Clare M. Lopez, a former CIA officer, said IS is not primarily targeting militaries as a recruiting ground. The problem is "so many, including our own [military], already have jihad-and-sharia-sympathetic members in their ranks," she said.
"And so, instead of stewing silently, or venting their anger and frustration someplace, perhaps anonymously online, these essentially fifth columns are being lit up and sometimes recruited by IS’ own online ops," said Lopez, now vice president for research and analyst with the Center for Security Policy.
Sympathizers of the terrorist group already exist in all societies but the Internet and social media have allowed for the widespread propagation of jihadist ideas and deeds, she added.
"On militaries, I think we can take it as a given that IS fields an impressive [counterintelligence] capability, too," Lopez noted.
The spread of IS ideology among military personnel in Central and Southeast Asia comes as President Obama is under fire for stating publicly that the United States lacks a clear strategy for defeating the terror group. The president said he was waiting for the Pentagon to produce a strategy for additional training of Iraqi security forces.
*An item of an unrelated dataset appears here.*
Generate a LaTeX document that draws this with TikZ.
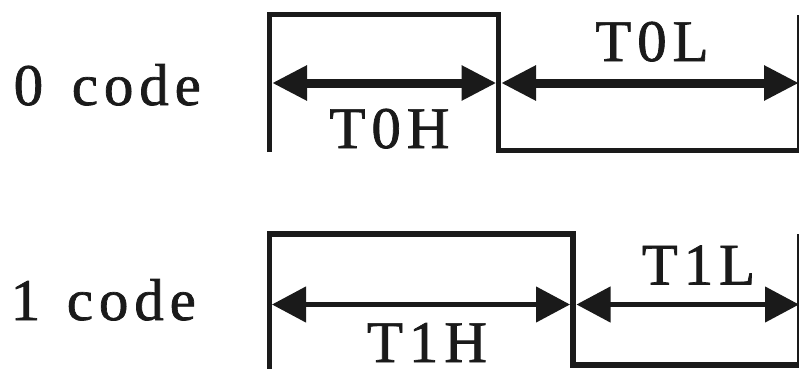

Obama stated in Germany June 8 that "we don’t have a complete strategy," and that details "are not yet worked out" for bolstering Iraqi forces.
Robert Gates, the former secretary of defense criticized the president on Friday for the lack of strategy.
"What it feels like to me is really what the president said last week, which was a lack of a strategy," Gates told Yahoo News.
"Just adding a few hundred troops doing more of the same I think is not likely to make much of a difference," Gates said. "I think that we have to figure out what our strategy is. We should have had a strategy a year ago that took into account differences within the Iraqi government and sectarian differences in the country and so on."
Gates said militarily what is needed in Iraq are U.S. forward air controllers and spotters and U.S. trainers embedded with Iraqi forces at the battalion level.
"We have to be willing, if we think ISIS is truly a threat to the United States and to our interests … to be willing to put Americans at risk," he said. "That’s just a fact of life. That doesn’t mean we reinvade Iraq."
The authoritarian Tajik government in early June issued an international arrest warrant for Khalimov for crimes including treason and illegal participation in military action abroad.
The office of the country’s prosecutor-general stated in a June 3 notice of Khalimov: "Acting for mercenary means, he joined the international terrorist organization calling itself Islamic State," according to a report by Radio Free Europe/Radio Liberty.
The Tajik colonel appeared in the online video wearing a black turban and holding a sniper rifle. He said he had been trained by the U.S. contractor Blackwater.
"Listen, you dogs, the [Tajikistan] president and ministers, you don’t know how many of the guys here, our brothers, are waiting to return to Tajikistan to revive Sharia law," Khalimov said. "We are coming to you with slaughter, inshallah."
Regarding IS plans for the United States, Khalimov stated: "Listen, you American pigs, I’ve been three times to America, and I saw how you train fighters to kill Muslims. God willing, I will come with this weapon to your cities, your homes, and we will kill you."
Gen. John Campbell, the senior military commander in Afghanistan, told the Army Times in January that IS was recruiting militants in both Afghanistan and Pakistan.
"The Taliban have their allegiance to Mullah Omar and a different philosophy and ideology than ISIS, but, potentially, there are people who are disgruntled with the Taliban, they haven’t seen [Taliban commander] Mullah Omar in years, or they want to go a different way," Campbell said. "So there are people vulnerable to the Daesh message, and so we’re looking at it very hard."